BEGIN Information supplied

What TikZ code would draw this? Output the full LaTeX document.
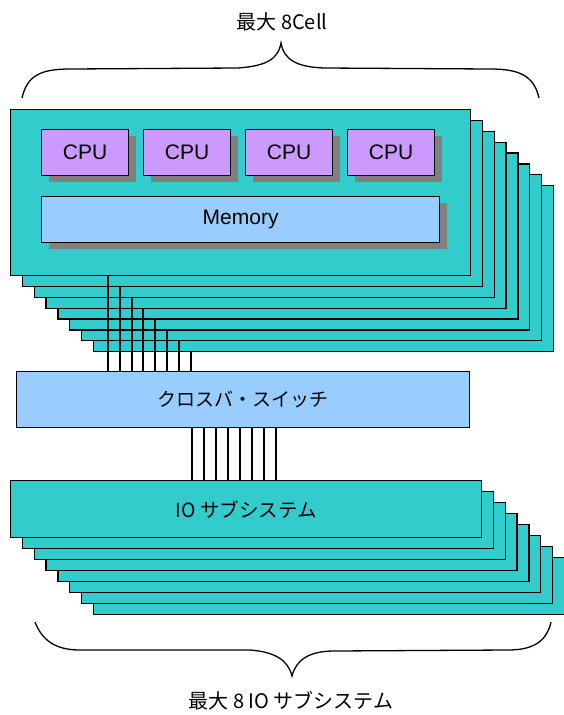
\documentclass[tikz,border=0pt]{standalone}
\usepackage{fontspec}
\setmainfont{Liberation Sans}
\newfontfamily\jpfont{Noto Sans CJK JP}
\usetikzlibrary{calc,shadows}
\definecolor{cellteal}{HTML}{33CCCC}
\definecolor{cpuviolet}{HTML}{CC99FF}
\definecolor{paleblue}{HTML}{99CCFF}
\definecolor{shadowgray}{HTML}{808080}
\begin{document}
\begin{tikzpicture}[x=1pt,y=-1pt,
  box/.style={draw=black, line width=1.3pt, inner sep=0pt, anchor=north west},
  cellbox/.style={box, fill=cellteal, minimum width=460pt, minimum height=166pt},
  iobox/.style={box, fill=cellteal, minimum width=471pt, minimum height=57pt},
  boxshadow/.style={drop shadow={shadow xshift=7pt, shadow yshift=-6pt,
    fill=shadowgray, opacity=1}},
  cpubox/.style={box, boxshadow, fill=cpuviolet, minimum width=87pt, minimum height=46pt,
    font=\fontsize{21}{25}\selectfont},
  membox/.style={box, boxshadow, fill=paleblue, minimum width=398pt, minimum height=46pt,
    font=\fontsize{21}{25}\selectfont},
  xbarbox/.style={box, fill=paleblue, minimum width=453pt, minimum height=56pt,
    font=\jpfont\fontsize{19}{23}\selectfont},
  bus/.style={draw=black, line width=2pt},
  brace/.style={draw=black, line width=1.3pt},
  caption/.style={font=\jpfont\fontsize{20}{24}\selectfont, inner sep=0pt}
]
\useasboundingbox (0,0) rectangle (563,715);

% cell boards, back to front
\foreach \i in {7,6,...,0}
  \node[cellbox] (cell\i) at ({10+11.8*\i},{109+10.86*\i}) {};

% processors and memory on the front board
\foreach \i in {1,...,4}
  \node[cpubox] (cpu\i) at ($(cell0.north west)+({31+102*(\i-1)},20)$) {CPU};
\node[membox] (mem) at ($(cell0.north west)+(31,87)$) {Memory};

% crossbar switch
\node[xbarbox] (xbar) at (16,371) {クロスバ・スイッチ};

% IO subsystem boards, back to front
\foreach \i in {7,6,...,0}
  \node[iobox] (io\i) at ({10+11.8*\i},{480+10.95*\i}) {};
\node[font=\jpfont\fontsize{19.5}{23}\selectfont] (iolabel) at (io0.center) {IO サブシステム};

% cell links into the crossbar
\foreach \i in {0,...,7} {
  \path (cell\i.south west) ++(98,0) coordinate (up\i);
  \draw[bus] (up\i) -- (up\i |- xbar.north);
}
% crossbar links down to the IO boards
\foreach \i in {0,...,7} {
  \path (xbar.south west) ++({176+12*\i},0) coordinate (dn\i);
  \draw[bus] (dn\i) -- (dn\i |- io0.north);
}

% upper brace and caption
\node[caption] (toptext) at (282,22) {最大 8Cell};
\coordinate (ttip) at (281,43);
\draw[brace] (22,98) .. controls (27,76) and (40,69) .. (70,69) -- (238,68)
  .. controls (265,66) and (278,60) .. (ttip)
  .. controls (284,60) and (297,67) .. (324,68) -- (490,69)
  .. controls (520,69) and (534,76) .. (539,98);

% lower brace and caption
\coordinate (btip) at (292,676);
\draw[brace] (35,622) .. controls (42,640) and (55,650) .. (80,650) -- (250,650)
  .. controls (275,652) and (288,660) .. (btip)
  .. controls (296,660) and (309,651) .. (334,651) -- (508,650)
  .. controls (535,650) and (547,640) .. (551,622);
\node[caption] (bottext) at (291,701) {最大 8 IO サブシステム};
\end{tikzpicture}
\end{document}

END Information supplied

### Requirements
Set down the material above as is, without any pictures.

### Answer for the task
What TikZ code would draw this? Output the full LaTeX document.
\documentclass[tikz,border=0pt]{standalone}
\usepackage{fontspec}
\setmainfont{Liberation Sans}
\newfontfamily\jpfont{Noto Sans CJK JP}
\usetikzlibrary{calc,shadows}
\definecolor{cellteal}{HTML}{33CCCC}
\definecolor{cpuviolet}{HTML}{CC99FF}
\definecolor{paleblue}{HTML}{99CCFF}
\definecolor{shadowgray}{HTML}{808080}
\begin{document}
\begin{tikzpicture}[x=1pt,y=-1pt,
  box/.style={draw=black, line width=1.3pt, inner sep=0pt, anchor=north west},
  cellbox/.style={box, fill=cellteal, minimum width=460pt, minimum height=166pt},
  iobox/.style={box, fill=cellteal, minimum width=471pt, minimum height=57pt},
  boxshadow/.style={drop shadow={shadow xshift=7pt, shadow yshift=-6pt,
    fill=shadowgray, opacity=1}},
  cpubox/.style={box, boxshadow, fill=cpuviolet, minimum width=87pt, minimum height=46pt,
    font=\fontsize{21}{25}\selectfont},
  membox/.style={box, boxshadow, fill=paleblue, minimum width=398pt, minimum height=46pt,
    font=\fontsize{21}{25}\selectfont},
  xbarbox/.style={box, fill=paleblue, minimum width=453pt, minimum height=56pt,
    font=\jpfont\fontsize{19}{23}\selectfont},
  bus/.style={draw=black, line width=2pt},
  brace/.style={draw=black, line width=1.3pt},
  caption/.style={font=\jpfont\fontsize{20}{24}\selectfont, inner sep=0pt}
]
\useasboundingbox (0,0) rectangle (563,715);

% cell boards, back to front
\foreach \i in {7,6,...,0}
  \node[cellbox] (cell\i) at ({10+11.8*\i},{109+10.86*\i}) {};

% processors and memory on the front board
\foreach \i in {1,...,4}
  \node[cpubox] (cpu\i) at ($(cell0.north west)+({31+102*(\i-1)},20)$) {CPU};
\node[membox] (mem) at ($(cell0.north west)+(31,87)$) {Memory};

% crossbar switch
\node[xbarbox] (xbar) at (16,371) {クロスバ・スイッチ};

% IO subsystem boards, back to front
\foreach \i in {7,6,...,0}
  \node[iobox] (io\i) at ({10+11.8*\i},{480+10.95*\i}) {};
\node[font=\jpfont\fontsize{19.5}{23}\selectfont] (iolabel) at (io0.center) {IO サブシステム};

% cell links into the crossbar
\foreach \i in {0,...,7} {
  \path (cell\i.south west) ++(98,0) coordinate (up\i);
  \draw[bus] (up\i) -- (up\i |- xbar.north);
}
% crossbar links down to the IO boards
\foreach \i in {0,...,7} {
  \path (xbar.south west) ++({176+12*\i},0) coordinate (dn\i);
  \draw[bus] (dn\i) -- (dn\i |- io0.north);
}

% upper brace and caption
\node[caption] (toptext) at (282,22) {最大 8Cell};
\coordinate (ttip) at (281,43);
\draw[brace] (22,98) .. controls (27,76) and (40,69) .. (70,69) -- (238,68)
  .. controls (265,66) and (278,60) .. (ttip)
  .. controls (284,60) and (297,67) .. (324,68) -- (490,69)
  .. controls (520,69) and (534,76) .. (539,98);

% lower brace and caption
\coordinate (btip) at (292,676);
\draw[brace] (35,622) .. controls (42,640) and (55,650) .. (80,650) -- (250,650)
  .. controls (275,652) and (288,660) .. (btip)
  .. controls (296,660) and (309,651) .. (334,651) -- (508,650)
  .. controls (535,650) and (547,640) .. (551,622);
\node[caption] (bottext) at (291,701) {最大 8 IO サブシステム};
\end{tikzpicture}
\end{document}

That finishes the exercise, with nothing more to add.